For whatever reason, folks in the film and TV industry seem inclined to hand Kevin Costner a ten-gallon hat and stick him on a horse. Okay, if we’re being real, it’s often the “Dances with Wolves” filmmaker who casts himself to play cowboy, as was also the case when he starred in his own feature-length directorial efforts “Open Range” and “Horizon: An American Saga — Chapter 1.” You can actually trace the “Yellowstone” veteran’s association with the Western genre to the early days of his career when he starred in Lawrence Kasdan’s Oscar-nominated 1985 oater “Silverado.” The duo’s reunion almost a decade later on “Wyatt Earp” didn’t fare as well by comparison, although Costner has always defended the three-hour epic.

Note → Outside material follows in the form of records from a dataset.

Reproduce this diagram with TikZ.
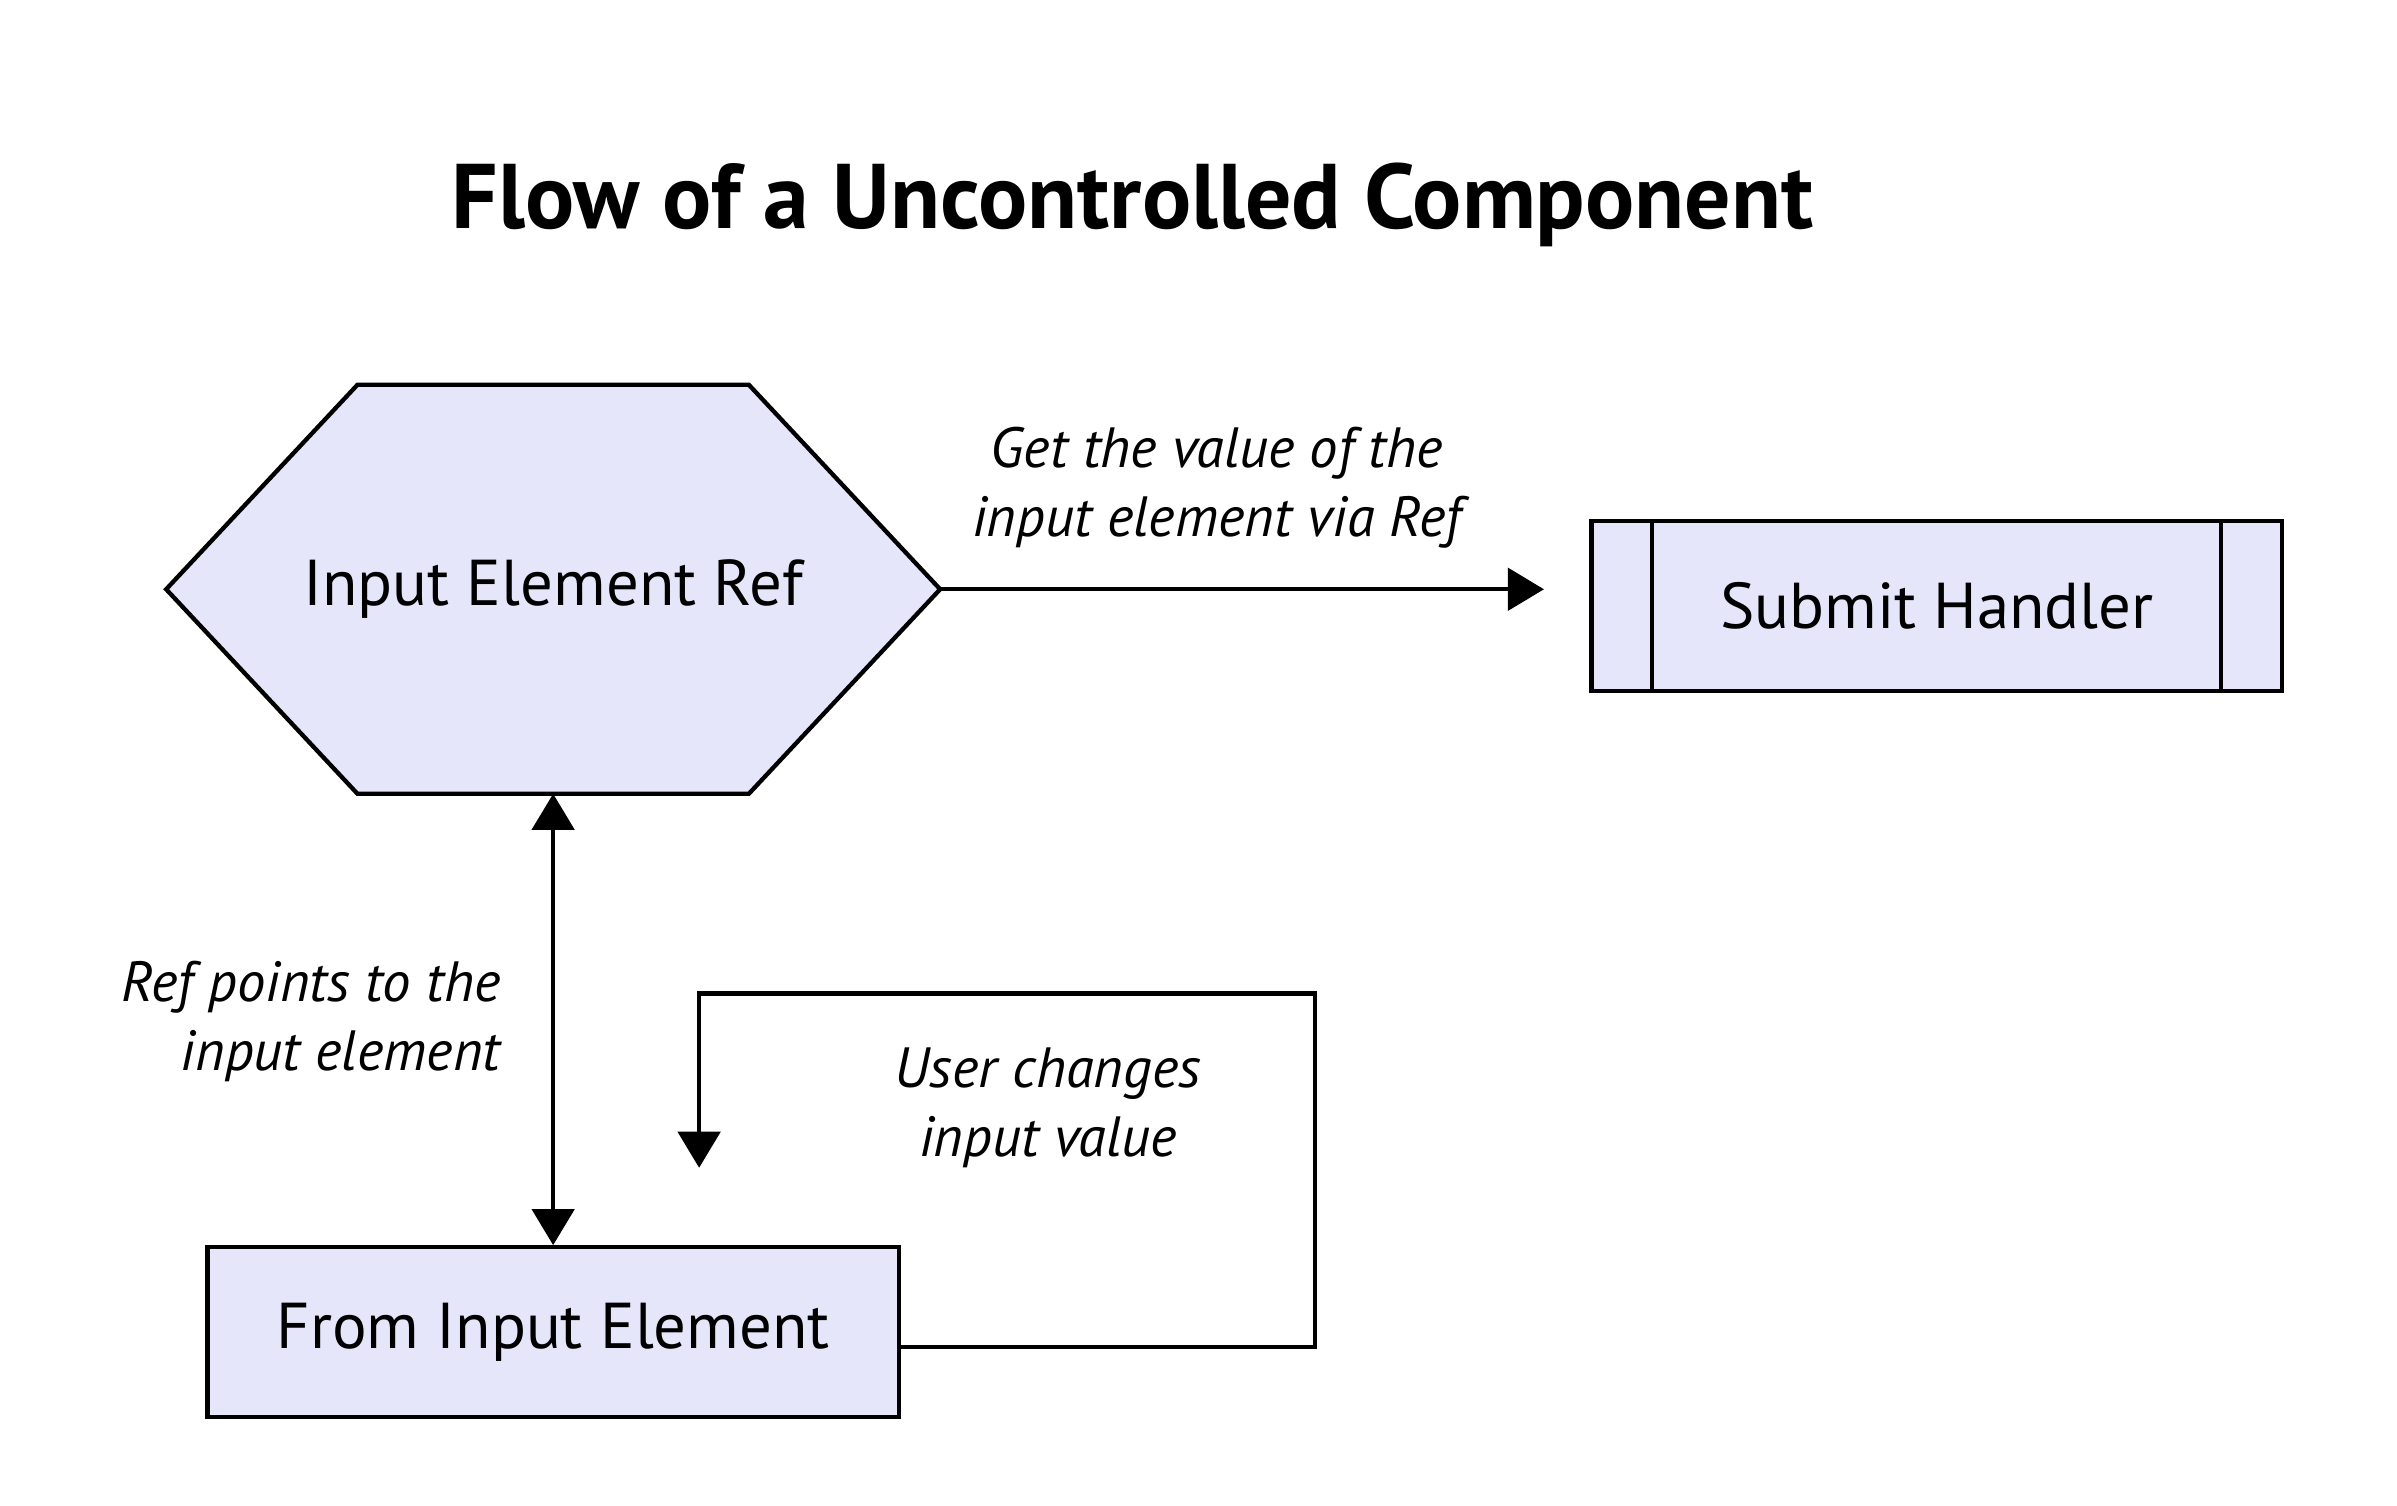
\documentclass[tikz,border=0pt]{standalone}
\usepackage{fontspec}
\setmainfont{PT Sans}
\usetikzlibrary{positioning, arrows.meta, backgrounds}
\definecolor{boxfill}{HTML}{E6E6FA}
\tikzset{
>={Triangle[length=0.47cm, width=0.55cm]}, % big filled arrow heads
flow/.style={->, line width=1.6pt}, % connectors between the parts
block/.style={draw, line width=1.6pt, fill=boxfill, minimum width=9cm, minimum height=2.21cm, inner sep=0pt, font=\fontsize{24}{29}\selectfont}, % plain boxes
hexlabel/.style={minimum width=10.06cm, minimum height=5.31cm, inner sep=0pt, font=\fontsize{24}{29}\selectfont}, % text of the hexagon
hexbox/.style={draw, line width=1.6pt, fill=boxfill}, % outline of the hexagon
note/.style={font=\fontsize{21}{25.6}\selectfont\itshape, align=center, inner sep=0pt}, % edge labels
}
\begin{document}
\begin{tikzpicture}
\useasboundingbox (0,0) rectangle (31.2,-19.59);
\node[font=\fontsize{34}{40}\selectfont\bfseries, anchor=base] (title) at (14.74,-2.98) {Flow of a Uncontrolled Component};

\node[hexlabel] (ref) at (7.2,-7.67) {Input Element Ref};
\node[block, minimum width=8.99cm] (submit) at (25.21,-7.89) {Submit Handler};
\node[block, below of=ref, node distance=9.67cm] (from) {From Input Element};

% hexagon behind its text
\begin{pgfonlayer}{background}
\draw[hexbox] (ref.west) -- ([xshift=2.49cm]ref.north west) -- ([xshift=-2.49cm]ref.north east) -- (ref.east)
  -- ([xshift=-2.49cm]ref.south east) -- ([xshift=2.49cm]ref.south west) -- cycle;
\end{pgfonlayer}

% side bars of the handler
\draw[line width=1.6pt] ([xshift=0.82cm]submit.north west) -- ([xshift=0.82cm]submit.south west);
\draw[line width=1.6pt] ([xshift=-0.82cm]submit.north east) -- ([xshift=-0.82cm]submit.south east);

\coordinate (loopturn) at (17.12,-12.93);
\coordinate (loopend) at (9.1,-15.2);

\draw[flow] (ref.east) -- ([xshift=-0.59cm]ref.east -| submit.west);
\draw[flow, <->] (ref.south) -- (from.north);
\draw[flow] ([yshift=-0.19cm]from.east) -| (loopturn) -- (loopturn -| loopend) -- (loopend);

\node[note] (getlbl) at (15.84,-6.35) {Get the value of the\\input element via Ref};
\node[note, align=right, anchor=east] (reflbl) at (6.52,-13.3) {Ref points to the\\input element};
\node[note] (userlbl) at (13.64,-14.42) {User changes\\input value};
\end{tikzpicture}
\end{document}
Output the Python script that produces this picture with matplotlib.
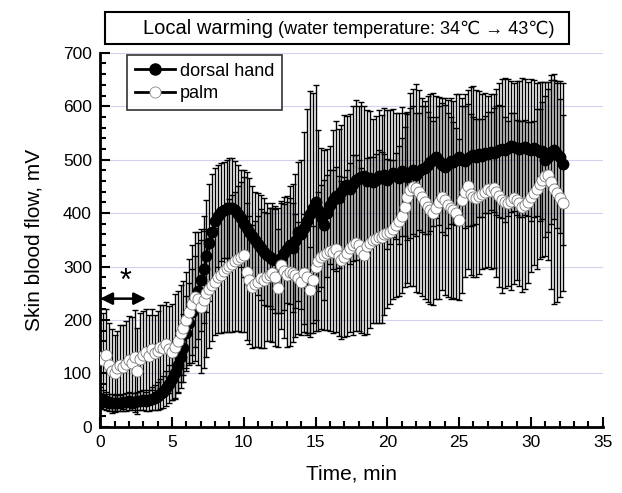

Funnily enough, Kasdan’s 1994 feature (which also made the ill-advised move of arriving barely six months after George P. Cosmatos’ gun-slinging, Wyatt Earp-centric classic “Tombstone” hit theaters) isn’t even Costner’s longest sojourn into the Old West. That would be “Hatfields & McCoys,” the three-part 2012 History Channel miniseries that reunited Costner with his “Robin Hood: Prince of Thieves” and “Waterworld” helmsman Kevin Reynolds. In addition to being the project that finally got Reynolds out of director’s jail after 2006’s “Tristan & Isolde” (a period piece that flopped despite having Sir Ridley Scott’s name prominently attached as a producer), the dramatization of the infamous Hatfield–McCoy feud also saw Costner squaring off against another actor who just looks — and sounds — right in a cowboy hat: the late, great Bill Paxton.
Hatfields & McCoys pit Costner against Paxton in a ratings bonanza
Ironically, having become a Western staple, Costner himself was “born in the inner city, in Compton, California,” as he explained to Collider while promoting “Hatfields & McCoys” in a 2012 interview. According to the Oscar-winner, you can draw a straight line between his own personal love of the genre and his experience watching “Jimmy Stewart in a canoe” in John Ford, Henry Hathaway, and George Marshall’s sweeping 1962 Western “How the West Was Won” when he was only seven years old. This, in turn, fed into his love of U.S. history, which is why he knew all about the bloody, vicious, years-long conflict between the Hatfields and McCoys well before signing on for Reynolds’ miniseries.
The actor only continued to research the events that led to William Anderson “Devil Anse” Hatfield and Randolph “Randall” McCoy (who are played by Costner and Paxton in “Hatfields & McCoys”) — and their respective clans — going from dear friends to bitter enemies starting near the conclusion of the U.S. Civil War upon joining the show. Based on his reading, Costner attributed this more to intergenerational trauma and the “incredible anger” in the aftermath of the war than a grudge between the Hatfield and McCoy patriarchs. You can probably trust the man to know what he’s talking about, too, given his meticulous preparation for the role. That extended to selecting the right hat for Devil Anse, a process that Costner assured Collider was “a very big deal.”
Critics were relatively complimentary of “Hatfields & McCoys” (which Costner also produced), though they felt it was a bit too jaw-clenched for its own good. Willa Paskin, writing for Salon, was very much in agreement with this sentiment, writing, “It’s got law and lawlessness duking it out against a backdrop of grime, guts and gravelly voices, but this is all served up humorlessly and laden with self-seriousness.” Be that as it may, viewers turned out in huge numbers to see Costner and Paxton kick dirt in each other’s face, with the miniseries’ premiere becoming the most-watched non-sports telecast in ad-backed cable history at the time and handily setting a record for the History Channel.
Turns out, Kevin Costner and TV Westerns are a dynamite ratings combo — who knew?